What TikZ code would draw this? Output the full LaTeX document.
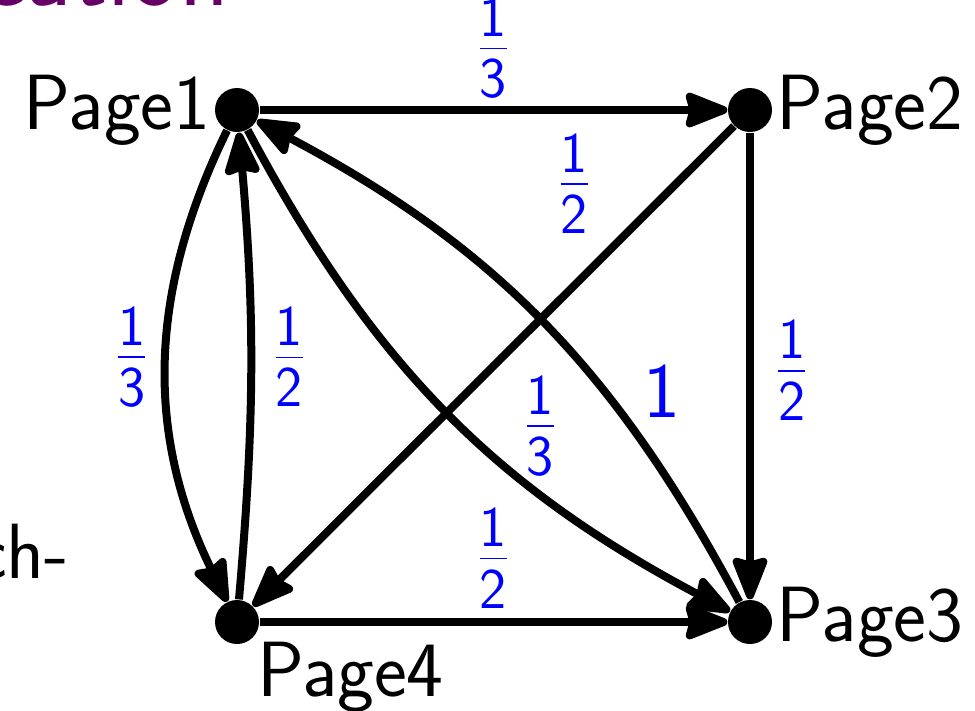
\documentclass[tikz,border=0pt]{standalone}
\usetikzlibrary{arrows.meta}
\definecolor{ink}{HTML}{000000}
\definecolor{weightblue}{HTML}{0000FF}
\definecolor{titlepurple}{HTML}{660066}
\tikzset{
  >={Stealth[length=15pt,width=11.5pt,inset=1.5pt,round]},
  every node/.style={font=\fontsize{23.5}{28}\selectfont\sffamily,text=ink},
  page/.style={circle,fill=ink,minimum size=13.2pt,inner sep=0pt},
  pagelabel/.style={inner sep=1pt},
  link/.style={->,line width=2.4pt,draw=ink},
  weight/.style={text=weightblue,inner sep=4pt},
  slidetext/.style={inner sep=0pt},
}
\newcommand{\wfrac}[2]{$\frac{\mathsf{#1}}{\mathsf{#2}}$}

\begin{document}
\begin{tikzpicture}[x=0.3pt,y=-0.3pt]
\useasboundingbox (0,0) rectangle (975,710);
\clip (0,0) rectangle (975,710);
% cut-off slide text
\node[slidetext,anchor=base east,text=titlepurple,font=\fontsize{31}{37}\selectfont\sffamily] (title) at (230,5) {cation};
\node[slidetext,anchor=base east] (hyph) at (70,578) {ch-};
% pages
\node[page,label={[pagelabel]left:Page1}] (p1) at (237,110) {};
\node[page,label={[pagelabel]right:Page2}] (p2) at (750,110) {};
\node[page,label={[pagelabel]right:Page3}] (p3) at (750,622) {};
\node[page,label={[pagelabel]below right:Page4}] (p4) at (237,622) {};
% links
\draw[link] (p1) -- node[weight,above,inner sep=2.5pt] {\wfrac{1}{3}} (p2);
\draw[link] (p2) -- node[weight,right,inner sep=6pt,pos=0.51] {\wfrac{1}{2}} (p3);
\draw[link] (p2) -- node[weight,pos=0.26,above left] {\wfrac{1}{2}} (p4);
\draw[link] (p4) -- node[weight,above,inner sep=3pt] {\wfrac{1}{2}} (p3);
\draw[link] (p1) to[bend right=26] node[weight,left,pos=0.48] {\wfrac{1}{3}} (p4);
\draw[link] (p4) to[bend right=5] node[weight,right,inner sep=5pt,pos=0.52] {\wfrac{1}{2}} (p1);
\draw[link] (p1) to[bend right=17] node[weight,pos=0.69,above] {\wfrac{1}{3}} (p3);
\draw[link] (p3) to[bend right=17] node[weight,pos=0.28,above right,inner sep=2pt] {1} (p1);
\end{tikzpicture}
\end{document}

## STATED EXERCISE:
Omit every picture while copying the listing above exactly.

## WRITTEN ANSWER:
What TikZ code would draw this? Output the full LaTeX document.
\documentclass[tikz,border=0pt]{standalone}
\usetikzlibrary{arrows.meta}
\definecolor{ink}{HTML}{000000}
\definecolor{weightblue}{HTML}{0000FF}
\definecolor{titlepurple}{HTML}{660066}
\tikzset{
  >={Stealth[length=15pt,width=11.5pt,inset=1.5pt,round]},
  every node/.style={font=\fontsize{23.5}{28}\selectfont\sffamily,text=ink},
  page/.style={circle,fill=ink,minimum size=13.2pt,inner sep=0pt},
  pagelabel/.style={inner sep=1pt},
  link/.style={->,line width=2.4pt,draw=ink},
  weight/.style={text=weightblue,inner sep=4pt},
  slidetext/.style={inner sep=0pt},
}
\newcommand{\wfrac}[2]{$\frac{\mathsf{#1}}{\mathsf{#2}}$}

\begin{document}
\begin{tikzpicture}[x=0.3pt,y=-0.3pt]
\useasboundingbox (0,0) rectangle (975,710);
\clip (0,0) rectangle (975,710);
% cut-off slide text
\node[slidetext,anchor=base east,text=titlepurple,font=\fontsize{31}{37}\selectfont\sffamily] (title) at (230,5) {cation};
\node[slidetext,anchor=base east] (hyph) at (70,578) {ch-};
% pages
\node[page,label={[pagelabel]left:Page1}] (p1) at (237,110) {};
\node[page,label={[pagelabel]right:Page2}] (p2) at (750,110) {};
\node[page,label={[pagelabel]right:Page3}] (p3) at (750,622) {};
\node[page,label={[pagelabel]below right:Page4}] (p4) at (237,622) {};
% links
\draw[link] (p1) -- node[weight,above,inner sep=2.5pt] {\wfrac{1}{3}} (p2);
\draw[link] (p2) -- node[weight,right,inner sep=6pt,pos=0.51] {\wfrac{1}{2}} (p3);
\draw[link] (p2) -- node[weight,pos=0.26,above left] {\wfrac{1}{2}} (p4);
\draw[link] (p4) -- node[weight,above,inner sep=3pt] {\wfrac{1}{2}} (p3);
\draw[link] (p1) to[bend right=26] node[weight,left,pos=0.48] {\wfrac{1}{3}} (p4);
\draw[link] (p4) to[bend right=5] node[weight,right,inner sep=5pt,pos=0.52] {\wfrac{1}{2}} (p1);
\draw[link] (p1) to[bend right=17] node[weight,pos=0.69,above] {\wfrac{1}{3}} (p3);
\draw[link] (p3) to[bend right=17] node[weight,pos=0.28,above right,inner sep=2pt] {1} (p1);
\end{tikzpicture}
\end{document}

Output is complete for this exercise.